Task description: Below are the entries; count the lines in them that contain the word "chart" and give only the number.

Recorded data:
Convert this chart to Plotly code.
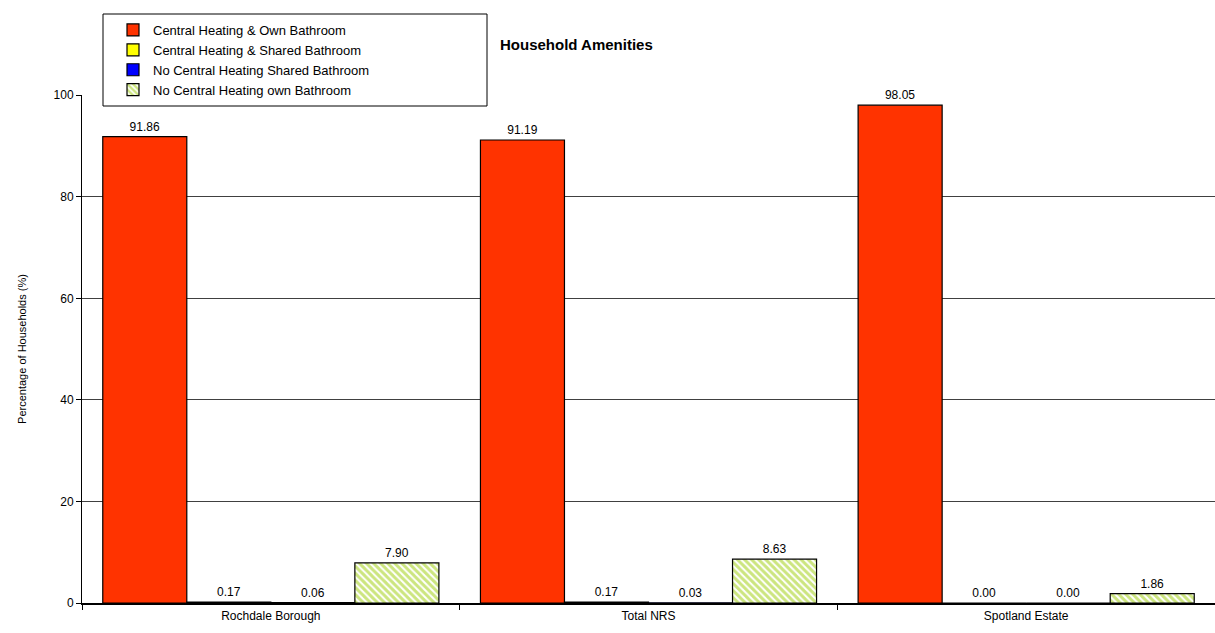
import plotly.graph_objects as go

categories = ["Rochdale Borough", "Total NRS", "Spotland Estate"]
series_names = [
    "Central Heating & Own Bathroom",
    "Central Heating & Shared Bathroom",
    "No Central Heating Shared Bathroom",
    "No Central Heating own Bathroom",
]
own_bath_ch = [91.86, 91.19, 98.05]
shared_bath_ch = [0.17, 0.17, 0.00]
shared_bath_no_ch = [0.06, 0.03, 0.00]
own_bath_no_ch = [7.90, 8.63, 1.86]

values = [own_bath_ch, shared_bath_ch, shared_bath_no_ch, own_bath_no_ch]
colors = ["#FF3300", "#FFFF00", "#0000FF", "#FFFFFF"]

font_family = "Liberation Sans, Arial, sans-serif"

# plot area in pixels: left 82, right 1215, top 95, bottom 603
W, H = 1215, 633
L, R, T, B = 82, 0, 95, 30
pw, ph = W - L - R, H - T - B

fig = go.Figure()
for i, (name, vals) in enumerate(zip(series_names, values)):
    marker = dict(color=colors[i], line=dict(color="black", width=1.2))
    if i == 3:
        marker["pattern"] = dict(shape="\\", fgcolor="#99CC00", size=5, solidity=0.6)
    fig.add_trace(
        go.Bar(
            x=categories,
            y=vals,
            name=name,
            marker=marker,
            texttemplate="%{y:.2f}",
            textposition="outside",
            textfont=dict(size=12, color="black", family=font_family),
            cliponaxis=False,
        )
    )

# legend frame (white box with black border)
fig.add_shape(
    type="rect",
    xref="paper", yref="paper",
    x0=(103 - L) / pw, x1=(487 - L) / pw,
    y0=(H - B - 106) / ph, y1=(H - B - 14) / ph,
    fillcolor="white",
    line=dict(color="black", width=1),
    layer="above",
)

fig.update_layout(
    width=W,
    height=H,
    margin=dict(l=L, r=R, t=T, b=B, autoexpand=False),
    plot_bgcolor="white",
    paper_bgcolor="white",
    font=dict(family=font_family, color="black", size=12),
    barmode="group",
    bargap=0.11,
    bargroupgap=0,
    title=dict(
        text="<b>Household Amenities</b>",
        x=500 / W,
        xanchor="left",
        y=1 - 45 / H,
        yanchor="middle",
        font=dict(size=15, family=font_family),
    ),
    legend=dict(
        x=(113 - L) / pw,
        y=(H - B - 15) / ph,
        xanchor="left",
        yanchor="top",
        bgcolor="rgba(0,0,0,0)",
        borderwidth=0,
        font=dict(size=13, family=font_family),
        itemwidth=30,
        tracegroupgap=0,
    ),
    showlegend=True,
)
fig.update_yaxes(
    range=[0, 100.05],
    tickvals=[0, 20, 40, 60, 80, 100],
    showgrid=True,
    gridcolor="#404040",
    gridwidth=1,
    showline=True,
    linecolor="black",
    linewidth=1,
    ticks="outside",
    ticklen=5,
    tickcolor="black",
    zeroline=False,
    tickfont=dict(size=12),
    title=dict(text="Percentage of Households (%)", font=dict(size=11), standoff=24),
)
fig.update_xaxes(
    showline=True,
    linecolor="black",
    linewidth=1.5,
    ticks="outside",
    tickson="boundaries",
    ticklen=5,
    tickcolor="black",
    tickfont=dict(size=12),
    ticklabelstandoff=1,
)

fig.write_html(
    "out.html",
    config={"displayModeBar": False},
    post_script="document.body.style.margin='0';",
)
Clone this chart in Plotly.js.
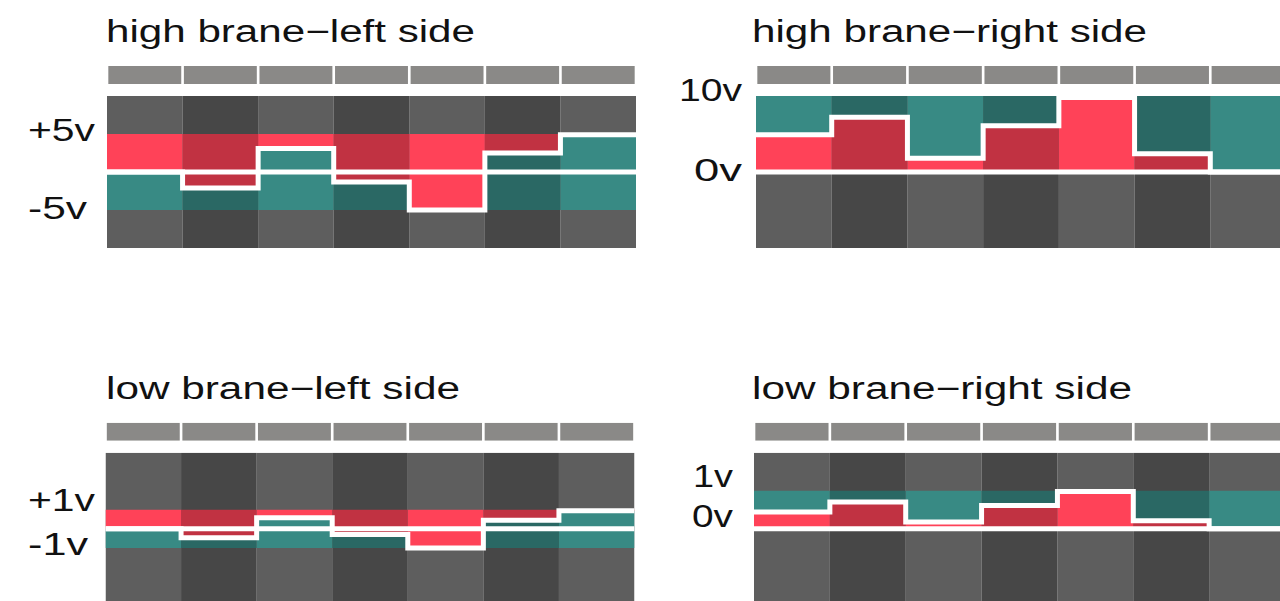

Written reply: 2